-- Given request --
Type out all the records word for word. Any pictures are to be left out.

-- Data section --
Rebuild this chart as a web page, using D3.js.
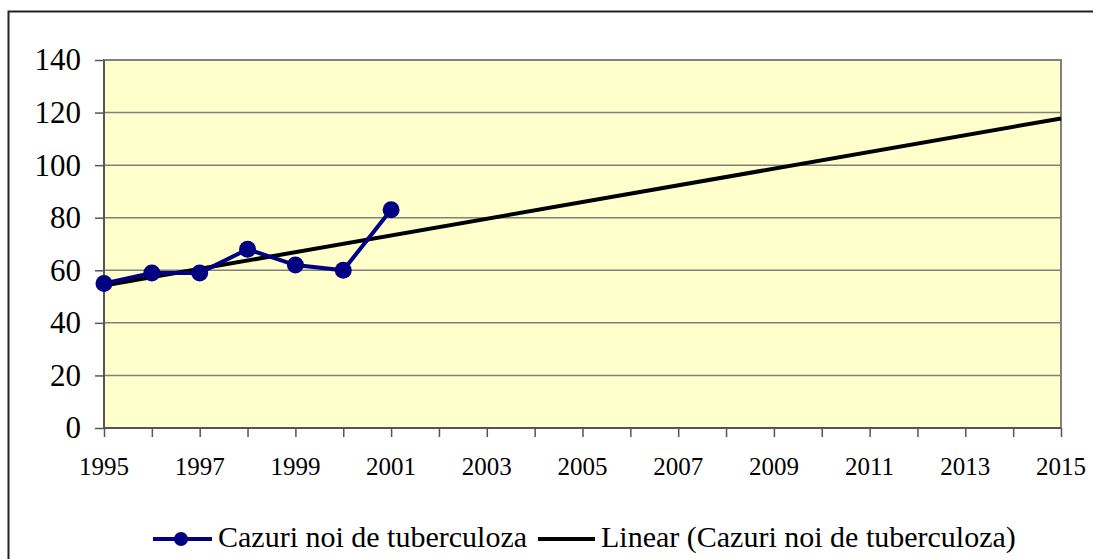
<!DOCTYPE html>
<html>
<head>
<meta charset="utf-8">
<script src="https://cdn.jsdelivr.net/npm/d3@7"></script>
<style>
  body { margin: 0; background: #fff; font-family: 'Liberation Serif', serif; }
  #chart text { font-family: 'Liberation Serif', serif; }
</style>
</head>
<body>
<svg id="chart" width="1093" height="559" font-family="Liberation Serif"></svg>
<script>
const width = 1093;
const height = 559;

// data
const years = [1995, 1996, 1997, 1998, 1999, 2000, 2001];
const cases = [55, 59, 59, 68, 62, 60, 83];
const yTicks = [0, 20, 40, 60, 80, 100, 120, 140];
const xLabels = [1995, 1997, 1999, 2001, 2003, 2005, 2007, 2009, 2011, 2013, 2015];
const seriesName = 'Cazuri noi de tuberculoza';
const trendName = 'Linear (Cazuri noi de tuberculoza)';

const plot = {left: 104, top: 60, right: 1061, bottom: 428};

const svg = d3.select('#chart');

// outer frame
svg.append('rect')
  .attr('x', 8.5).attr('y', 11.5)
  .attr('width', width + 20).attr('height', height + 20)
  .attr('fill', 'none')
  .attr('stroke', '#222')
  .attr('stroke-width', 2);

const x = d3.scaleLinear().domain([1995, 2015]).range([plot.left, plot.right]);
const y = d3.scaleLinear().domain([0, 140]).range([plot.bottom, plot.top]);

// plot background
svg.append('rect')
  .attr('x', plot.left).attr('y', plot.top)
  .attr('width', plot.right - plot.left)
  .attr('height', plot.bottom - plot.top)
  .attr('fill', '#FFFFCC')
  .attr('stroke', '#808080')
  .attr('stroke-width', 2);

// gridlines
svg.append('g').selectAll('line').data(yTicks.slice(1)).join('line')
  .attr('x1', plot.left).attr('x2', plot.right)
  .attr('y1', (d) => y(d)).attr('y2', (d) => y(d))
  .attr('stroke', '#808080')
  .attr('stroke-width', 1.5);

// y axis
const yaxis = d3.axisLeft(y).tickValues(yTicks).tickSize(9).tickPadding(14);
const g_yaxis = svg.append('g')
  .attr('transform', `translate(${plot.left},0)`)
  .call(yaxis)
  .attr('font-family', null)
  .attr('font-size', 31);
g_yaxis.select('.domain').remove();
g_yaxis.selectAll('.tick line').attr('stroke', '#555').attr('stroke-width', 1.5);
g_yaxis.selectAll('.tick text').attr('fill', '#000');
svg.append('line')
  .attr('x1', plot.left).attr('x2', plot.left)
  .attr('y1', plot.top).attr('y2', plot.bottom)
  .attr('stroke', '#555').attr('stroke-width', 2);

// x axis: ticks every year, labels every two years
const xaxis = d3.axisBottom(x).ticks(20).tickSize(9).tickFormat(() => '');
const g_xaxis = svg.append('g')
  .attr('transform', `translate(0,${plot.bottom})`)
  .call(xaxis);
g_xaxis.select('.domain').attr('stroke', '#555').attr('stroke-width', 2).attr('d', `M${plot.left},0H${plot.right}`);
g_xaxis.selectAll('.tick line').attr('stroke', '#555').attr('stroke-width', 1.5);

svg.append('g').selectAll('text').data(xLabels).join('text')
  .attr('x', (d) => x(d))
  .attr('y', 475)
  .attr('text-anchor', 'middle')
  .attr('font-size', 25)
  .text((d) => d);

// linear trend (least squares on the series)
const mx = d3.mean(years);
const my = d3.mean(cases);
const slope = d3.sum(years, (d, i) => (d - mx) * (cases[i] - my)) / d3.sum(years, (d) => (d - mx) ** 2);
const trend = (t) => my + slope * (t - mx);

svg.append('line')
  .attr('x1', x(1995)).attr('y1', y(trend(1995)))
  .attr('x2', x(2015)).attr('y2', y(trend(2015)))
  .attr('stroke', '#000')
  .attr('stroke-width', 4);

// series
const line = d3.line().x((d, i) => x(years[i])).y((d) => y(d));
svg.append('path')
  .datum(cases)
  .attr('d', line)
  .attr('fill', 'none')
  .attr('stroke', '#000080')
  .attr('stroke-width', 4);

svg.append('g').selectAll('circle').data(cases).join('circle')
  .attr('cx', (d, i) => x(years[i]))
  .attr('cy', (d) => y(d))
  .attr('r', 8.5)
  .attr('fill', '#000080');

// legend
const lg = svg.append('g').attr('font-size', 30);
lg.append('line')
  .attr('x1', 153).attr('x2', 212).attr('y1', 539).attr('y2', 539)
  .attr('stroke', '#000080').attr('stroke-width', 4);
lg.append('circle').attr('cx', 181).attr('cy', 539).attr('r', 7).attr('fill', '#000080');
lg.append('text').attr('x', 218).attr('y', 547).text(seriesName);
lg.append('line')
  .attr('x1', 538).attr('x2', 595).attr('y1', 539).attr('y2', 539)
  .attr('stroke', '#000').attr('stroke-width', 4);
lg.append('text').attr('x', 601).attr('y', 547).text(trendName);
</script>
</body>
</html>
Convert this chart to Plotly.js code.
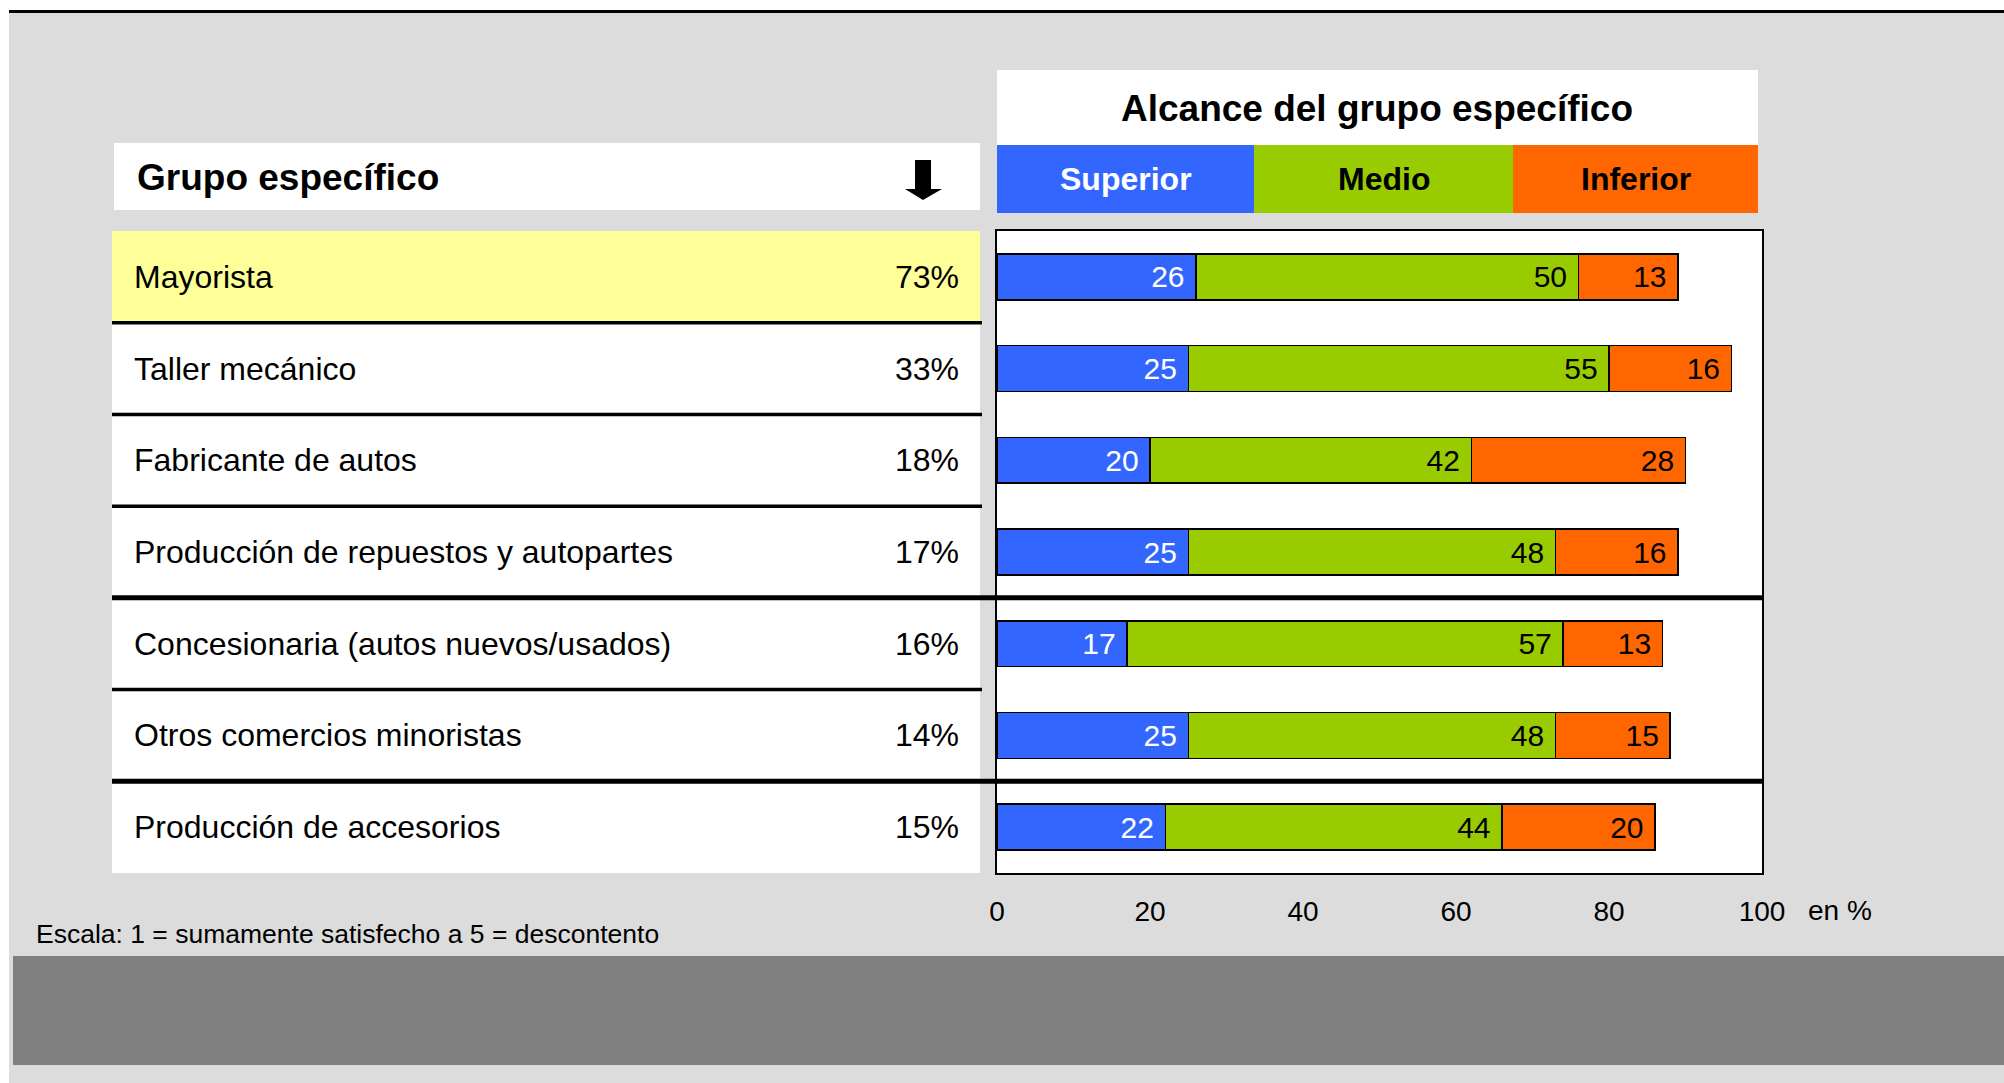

-- Solution to the exercise --
Rebuild this chart as a web page, using D3.js.
<!DOCTYPE html>
<html>
<head>
<meta charset="utf-8">
<script src="https://cdn.jsdelivr.net/npm/d3@7"></script>
<style>
  body { margin: 0; background: #fff; font-family: 'Liberation Serif', serif; }
  #chart text { font-family: 'Liberation Serif', serif; }
</style>
</head>
<body>
<svg id="chart" width="1093" height="559" font-family="Liberation Serif"></svg>
<script>
const width = 1093;
const height = 559;

// data
const years = [1995, 1996, 1997, 1998, 1999, 2000, 2001];
const cases = [55, 59, 59, 68, 62, 60, 83];
const yTicks = [0, 20, 40, 60, 80, 100, 120, 140];
const xLabels = [1995, 1997, 1999, 2001, 2003, 2005, 2007, 2009, 2011, 2013, 2015];
const seriesName = 'Cazuri noi de tuberculoza';
const trendName = 'Linear (Cazuri noi de tuberculoza)';

const plot = {left: 104, top: 60, right: 1061, bottom: 428};

const svg = d3.select('#chart');

// outer frame
svg.append('rect')
  .attr('x', 8.5).attr('y', 11.5)
  .attr('width', width + 20).attr('height', height + 20)
  .attr('fill', 'none')
  .attr('stroke', '#222')
  .attr('stroke-width', 2);

const x = d3.scaleLinear().domain([1995, 2015]).range([plot.left, plot.right]);
const y = d3.scaleLinear().domain([0, 140]).range([plot.bottom, plot.top]);

// plot background
svg.append('rect')
  .attr('x', plot.left).attr('y', plot.top)
  .attr('width', plot.right - plot.left)
  .attr('height', plot.bottom - plot.top)
  .attr('fill', '#FFFFCC')
  .attr('stroke', '#808080')
  .attr('stroke-width', 2);

// gridlines
svg.append('g').selectAll('line').data(yTicks.slice(1)).join('line')
  .attr('x1', plot.left).attr('x2', plot.right)
  .attr('y1', (d) => y(d)).attr('y2', (d) => y(d))
  .attr('stroke', '#808080')
  .attr('stroke-width', 1.5);

// y axis
const yaxis = d3.axisLeft(y).tickValues(yTicks).tickSize(9).tickPadding(14);
const g_yaxis = svg.append('g')
  .attr('transform', `translate(${plot.left},0)`)
  .call(yaxis)
  .attr('font-family', null)
  .attr('font-size', 31);
g_yaxis.select('.domain').remove();
g_yaxis.selectAll('.tick line').attr('stroke', '#555').attr('stroke-width', 1.5);
g_yaxis.selectAll('.tick text').attr('fill', '#000');
svg.append('line')
  .attr('x1', plot.left).attr('x2', plot.left)
  .attr('y1', plot.top).attr('y2', plot.bottom)
  .attr('stroke', '#555').attr('stroke-width', 2);

// x axis: ticks every year, labels every two years
const xaxis = d3.axisBottom(x).ticks(20).tickSize(9).tickFormat(() => '');
const g_xaxis = svg.append('g')
  .attr('transform', `translate(0,${plot.bottom})`)
  .call(xaxis);
g_xaxis.select('.domain').attr('stroke', '#555').attr('stroke-width', 2).attr('d', `M${plot.left},0H${plot.right}`);
g_xaxis.selectAll('.tick line').attr('stroke', '#555').attr('stroke-width', 1.5);

svg.append('g').selectAll('text').data(xLabels).join('text')
  .attr('x', (d) => x(d))
  .attr('y', 475)
  .attr('text-anchor', 'middle')
  .attr('font-size', 25)
  .text((d) => d);

// linear trend (least squares on the series)
const mx = d3.mean(years);
const my = d3.mean(cases);
const slope = d3.sum(years, (d, i) => (d - mx) * (cases[i] - my)) / d3.sum(years, (d) => (d - mx) ** 2);
const trend = (t) => my + slope * (t - mx);

svg.append('line')
  .attr('x1', x(1995)).attr('y1', y(trend(1995)))
  .attr('x2', x(2015)).attr('y2', y(trend(2015)))
  .attr('stroke', '#000')
  .attr('stroke-width', 4);

// series
const line = d3.line().x((d, i) => x(years[i])).y((d) => y(d));
svg.append('path')
  .datum(cases)
  .attr('d', line)
  .attr('fill', 'none')
  .attr('stroke', '#000080')
  .attr('stroke-width', 4);

svg.append('g').selectAll('circle').data(cases).join('circle')
  .attr('cx', (d, i) => x(years[i]))
  .attr('cy', (d) => y(d))
  .attr('r', 8.5)
  .attr('fill', '#000080');

// legend
const lg = svg.append('g').attr('font-size', 30);
lg.append('line')
  .attr('x1', 153).attr('x2', 212).attr('y1', 539).attr('y2', 539)
  .attr('stroke', '#000080').attr('stroke-width', 4);
lg.append('circle').attr('cx', 181).attr('cy', 539).attr('r', 7).attr('fill', '#000080');
lg.append('text').attr('x', 218).attr('y', 547).text(seriesName);
lg.append('line')
  .attr('x1', 538).attr('x2', 595).attr('y1', 539).attr('y2', 539)
  .attr('stroke', '#000').attr('stroke-width', 4);
lg.append('text').attr('x', 601).attr('y', 547).text(trendName);
</script>
</body>
</html>
Convert this chart to Plotly.js code.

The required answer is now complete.